### Your goal:
Each line that holds the word "React" is to be identified and copied.

### Charts and diagrams as code:
%%

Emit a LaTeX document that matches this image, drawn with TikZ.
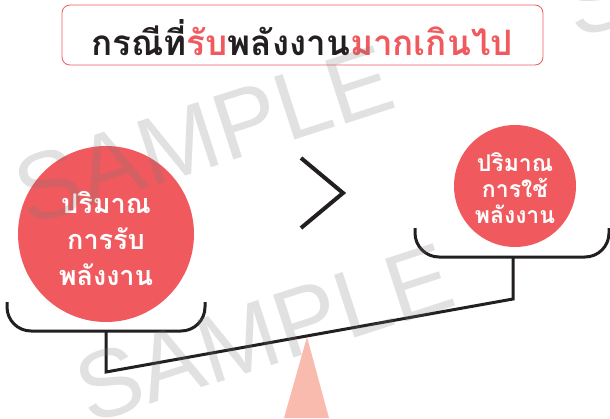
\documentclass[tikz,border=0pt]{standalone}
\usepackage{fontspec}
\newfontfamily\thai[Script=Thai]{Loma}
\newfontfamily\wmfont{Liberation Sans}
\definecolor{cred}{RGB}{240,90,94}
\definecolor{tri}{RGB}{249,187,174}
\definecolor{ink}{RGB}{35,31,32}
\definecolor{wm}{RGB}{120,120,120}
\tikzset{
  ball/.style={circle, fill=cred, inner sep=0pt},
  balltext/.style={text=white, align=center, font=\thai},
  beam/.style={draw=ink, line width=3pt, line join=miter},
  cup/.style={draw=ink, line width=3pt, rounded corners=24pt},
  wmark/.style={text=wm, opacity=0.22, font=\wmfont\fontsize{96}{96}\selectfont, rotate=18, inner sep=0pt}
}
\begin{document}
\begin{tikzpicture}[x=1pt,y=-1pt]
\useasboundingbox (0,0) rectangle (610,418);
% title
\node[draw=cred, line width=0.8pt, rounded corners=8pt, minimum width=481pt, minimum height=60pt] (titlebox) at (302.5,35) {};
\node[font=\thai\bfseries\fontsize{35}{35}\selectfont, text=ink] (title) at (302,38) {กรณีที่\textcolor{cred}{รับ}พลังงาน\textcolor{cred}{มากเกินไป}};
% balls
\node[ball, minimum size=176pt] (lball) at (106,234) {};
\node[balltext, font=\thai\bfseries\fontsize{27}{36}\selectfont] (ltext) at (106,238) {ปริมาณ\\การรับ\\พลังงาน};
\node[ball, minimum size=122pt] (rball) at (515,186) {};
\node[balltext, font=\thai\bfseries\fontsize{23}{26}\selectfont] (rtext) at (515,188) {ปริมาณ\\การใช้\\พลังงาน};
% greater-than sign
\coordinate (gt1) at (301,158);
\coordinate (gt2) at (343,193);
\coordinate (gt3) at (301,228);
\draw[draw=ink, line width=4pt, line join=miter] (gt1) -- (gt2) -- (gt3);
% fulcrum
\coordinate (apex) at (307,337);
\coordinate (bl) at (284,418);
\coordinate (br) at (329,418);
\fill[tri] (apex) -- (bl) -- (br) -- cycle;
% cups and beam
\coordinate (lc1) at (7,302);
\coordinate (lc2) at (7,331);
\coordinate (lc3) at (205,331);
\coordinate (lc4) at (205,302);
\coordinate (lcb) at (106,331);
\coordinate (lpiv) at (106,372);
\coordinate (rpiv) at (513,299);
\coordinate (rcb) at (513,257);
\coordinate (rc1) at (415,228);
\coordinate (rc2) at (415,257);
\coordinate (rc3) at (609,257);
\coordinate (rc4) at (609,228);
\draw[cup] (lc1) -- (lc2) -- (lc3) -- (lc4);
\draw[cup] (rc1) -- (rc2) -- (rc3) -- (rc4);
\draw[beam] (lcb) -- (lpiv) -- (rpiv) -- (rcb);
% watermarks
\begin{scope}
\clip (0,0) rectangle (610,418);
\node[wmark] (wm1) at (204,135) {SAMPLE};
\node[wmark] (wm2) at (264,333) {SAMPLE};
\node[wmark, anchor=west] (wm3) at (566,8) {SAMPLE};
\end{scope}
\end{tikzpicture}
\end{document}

%%
%%

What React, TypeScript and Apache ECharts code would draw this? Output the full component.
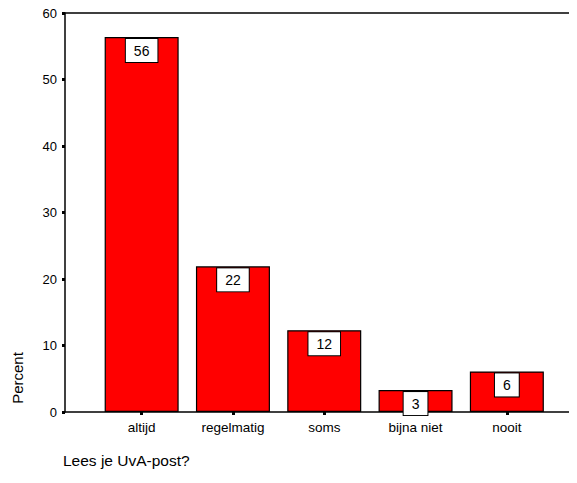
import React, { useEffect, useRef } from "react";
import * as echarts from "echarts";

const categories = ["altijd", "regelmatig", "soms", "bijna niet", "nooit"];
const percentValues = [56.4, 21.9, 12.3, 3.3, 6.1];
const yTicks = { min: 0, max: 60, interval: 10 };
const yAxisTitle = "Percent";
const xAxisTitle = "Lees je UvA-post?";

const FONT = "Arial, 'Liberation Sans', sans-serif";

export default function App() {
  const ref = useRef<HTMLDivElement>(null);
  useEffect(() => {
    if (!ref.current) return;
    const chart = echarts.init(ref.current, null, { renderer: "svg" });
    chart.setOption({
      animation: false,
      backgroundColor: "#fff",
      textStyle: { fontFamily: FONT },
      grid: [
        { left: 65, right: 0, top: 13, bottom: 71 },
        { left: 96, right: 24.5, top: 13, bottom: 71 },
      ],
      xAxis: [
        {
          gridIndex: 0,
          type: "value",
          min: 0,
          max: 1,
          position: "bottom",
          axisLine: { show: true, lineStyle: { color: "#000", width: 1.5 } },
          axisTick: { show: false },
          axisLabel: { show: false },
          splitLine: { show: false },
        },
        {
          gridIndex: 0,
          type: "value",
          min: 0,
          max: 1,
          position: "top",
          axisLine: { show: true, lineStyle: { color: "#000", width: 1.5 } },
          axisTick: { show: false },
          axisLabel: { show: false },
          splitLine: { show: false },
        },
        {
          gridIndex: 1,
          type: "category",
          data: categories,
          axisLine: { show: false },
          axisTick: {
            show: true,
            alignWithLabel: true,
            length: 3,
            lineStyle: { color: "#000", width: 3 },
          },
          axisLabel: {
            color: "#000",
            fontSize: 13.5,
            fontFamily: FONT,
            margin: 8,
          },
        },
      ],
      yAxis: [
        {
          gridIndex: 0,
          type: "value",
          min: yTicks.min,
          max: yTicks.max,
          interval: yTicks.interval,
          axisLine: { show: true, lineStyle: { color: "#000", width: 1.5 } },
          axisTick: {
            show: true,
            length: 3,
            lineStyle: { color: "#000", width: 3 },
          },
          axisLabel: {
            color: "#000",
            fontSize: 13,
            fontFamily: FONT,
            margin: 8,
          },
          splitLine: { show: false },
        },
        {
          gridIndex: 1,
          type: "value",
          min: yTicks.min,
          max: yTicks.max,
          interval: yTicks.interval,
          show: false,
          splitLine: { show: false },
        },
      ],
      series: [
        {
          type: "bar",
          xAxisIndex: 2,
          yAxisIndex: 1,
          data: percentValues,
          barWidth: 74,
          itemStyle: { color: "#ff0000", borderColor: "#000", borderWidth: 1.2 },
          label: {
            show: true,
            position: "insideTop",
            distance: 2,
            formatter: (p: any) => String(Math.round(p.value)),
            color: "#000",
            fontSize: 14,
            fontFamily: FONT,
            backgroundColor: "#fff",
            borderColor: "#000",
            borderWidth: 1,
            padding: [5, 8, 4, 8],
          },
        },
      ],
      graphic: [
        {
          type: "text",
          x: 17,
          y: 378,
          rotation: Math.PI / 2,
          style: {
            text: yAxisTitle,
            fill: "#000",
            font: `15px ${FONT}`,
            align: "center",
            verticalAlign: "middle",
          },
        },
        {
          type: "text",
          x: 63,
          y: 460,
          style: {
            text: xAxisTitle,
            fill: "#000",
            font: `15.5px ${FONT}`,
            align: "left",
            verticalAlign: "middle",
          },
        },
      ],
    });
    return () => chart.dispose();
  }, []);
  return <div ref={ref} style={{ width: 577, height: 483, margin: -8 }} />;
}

%%

### Response to this exercise:
What React, TypeScript and Apache ECharts code would draw this? Output the full component.
import React, { useEffect, useRef } from "react";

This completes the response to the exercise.